Frequently Asked Questions (FAQ)

Q1: What is the difference between EMI and the total interest paid?

A1: EMI (Equated Monthly Installment) is the fixed amount you pay to the lender every month for the duration of the loan. Total Interest Paid is the cumulative amount of interest you pay over the entire loan tenure, in addition to the principal amount borrowed.

Q2: How does the loan tenure affect my EMI?

A2: A longer loan tenure results in a lower EMI because the repayment is spread over more months. However, it also increases the total interest paid over the life of the loan. A shorter tenure means a higher EMI but less total interest.

Q3: Can I use this calculator for any type of business loan?

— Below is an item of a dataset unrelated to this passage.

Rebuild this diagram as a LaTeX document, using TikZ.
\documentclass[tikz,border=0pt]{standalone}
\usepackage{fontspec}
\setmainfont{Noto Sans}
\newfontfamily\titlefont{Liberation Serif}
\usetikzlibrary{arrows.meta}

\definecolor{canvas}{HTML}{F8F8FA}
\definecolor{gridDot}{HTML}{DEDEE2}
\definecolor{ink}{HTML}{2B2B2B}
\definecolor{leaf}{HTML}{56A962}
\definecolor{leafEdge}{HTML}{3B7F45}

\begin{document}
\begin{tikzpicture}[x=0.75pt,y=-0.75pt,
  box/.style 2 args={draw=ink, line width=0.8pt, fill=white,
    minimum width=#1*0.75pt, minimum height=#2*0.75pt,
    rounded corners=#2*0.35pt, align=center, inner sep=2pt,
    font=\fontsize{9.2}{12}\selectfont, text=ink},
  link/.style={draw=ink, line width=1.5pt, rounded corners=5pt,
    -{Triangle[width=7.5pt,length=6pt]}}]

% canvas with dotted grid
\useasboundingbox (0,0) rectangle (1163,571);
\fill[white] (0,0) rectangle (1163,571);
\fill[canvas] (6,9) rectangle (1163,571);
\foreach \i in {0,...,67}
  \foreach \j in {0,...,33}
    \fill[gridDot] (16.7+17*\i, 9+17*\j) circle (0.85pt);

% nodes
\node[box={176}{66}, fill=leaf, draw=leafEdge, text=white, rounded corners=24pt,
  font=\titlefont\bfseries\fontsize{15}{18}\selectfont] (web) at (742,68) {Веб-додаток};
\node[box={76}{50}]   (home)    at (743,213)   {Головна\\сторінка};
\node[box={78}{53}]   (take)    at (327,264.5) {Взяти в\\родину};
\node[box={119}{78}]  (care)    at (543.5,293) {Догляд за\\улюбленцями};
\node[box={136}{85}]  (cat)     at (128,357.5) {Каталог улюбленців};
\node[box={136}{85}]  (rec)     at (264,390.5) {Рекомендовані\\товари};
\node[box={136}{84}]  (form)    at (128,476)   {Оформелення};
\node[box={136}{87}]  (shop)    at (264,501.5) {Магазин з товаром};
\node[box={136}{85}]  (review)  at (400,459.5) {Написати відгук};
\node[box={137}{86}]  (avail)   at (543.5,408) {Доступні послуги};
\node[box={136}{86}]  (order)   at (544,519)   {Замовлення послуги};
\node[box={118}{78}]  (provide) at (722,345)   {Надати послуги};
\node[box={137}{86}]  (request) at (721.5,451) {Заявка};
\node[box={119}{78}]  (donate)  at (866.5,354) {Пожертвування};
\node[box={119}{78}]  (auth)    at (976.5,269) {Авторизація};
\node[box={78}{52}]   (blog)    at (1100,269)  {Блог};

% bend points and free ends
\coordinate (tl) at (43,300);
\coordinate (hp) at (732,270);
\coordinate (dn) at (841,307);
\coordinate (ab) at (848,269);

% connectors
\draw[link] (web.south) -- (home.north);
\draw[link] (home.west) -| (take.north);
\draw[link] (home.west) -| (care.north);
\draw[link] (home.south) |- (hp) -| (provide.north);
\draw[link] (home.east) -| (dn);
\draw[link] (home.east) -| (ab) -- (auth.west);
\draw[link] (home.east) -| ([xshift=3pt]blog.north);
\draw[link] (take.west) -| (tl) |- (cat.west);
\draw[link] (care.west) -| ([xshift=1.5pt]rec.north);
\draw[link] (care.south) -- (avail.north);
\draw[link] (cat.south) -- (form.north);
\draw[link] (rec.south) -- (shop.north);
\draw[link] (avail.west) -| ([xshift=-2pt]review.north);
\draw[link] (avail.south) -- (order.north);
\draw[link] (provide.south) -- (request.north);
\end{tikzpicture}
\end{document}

A3: Yes, this calculator is suitable for most term loans where payments are made on a fixed schedule, such as equipment financing, term loans for expansion, or working capital loans with fixed repayment. It's best suited for loans with a fixed interest rate.

Q4: My lender quoted an annual interest rate, but how is the EMI calculated monthly?

A4: The calculator converts the annual interest rate to a monthly rate by dividing it by 12. This monthly rate (r) is then used in the EMI formula along with the tenure in months (n) to ensure accurate calculation of the Equated Monthly Installment.

Q5: What does "Total Principal & Interest" mean in the results?

A5: This figure represents the total amount you will have paid back to the lender by the end of the loan tenure. It is the sum of the original loan principal amount and all the interest paid throughout the loan period.

Q6: Can I prepay my business loan? How does it affect my EMI?

A6: Most business loans allow prepayment, either partial or full. Partial prepayment typically reduces the total interest payable and can shorten the loan tenure, or sometimes reduce the EMI depending on the lender's policy. This calculator estimates EMI based on the original terms; prepayment strategies would require recalculation or specific lender guidance.

Q7: What happens if I miss an EMI payment?

A7: Missing an EMI payment usually incurs a penalty charge (late fee) and can negatively impact your credit score. It may also lead to increased interest on the overdue amount. It's crucial to pay EMIs on time or communicate with your lender proactively if facing difficulties.

Q8: How accurate is this business loan EMI calculator?

A8: This calculator uses the standard mathematical formula for EMI calculation, providing a highly accurate estimate based on the inputs provided. However, actual EMIs from lenders might vary slightly due to differences in calculation methodologies, specific fee structures, or rounding conventions.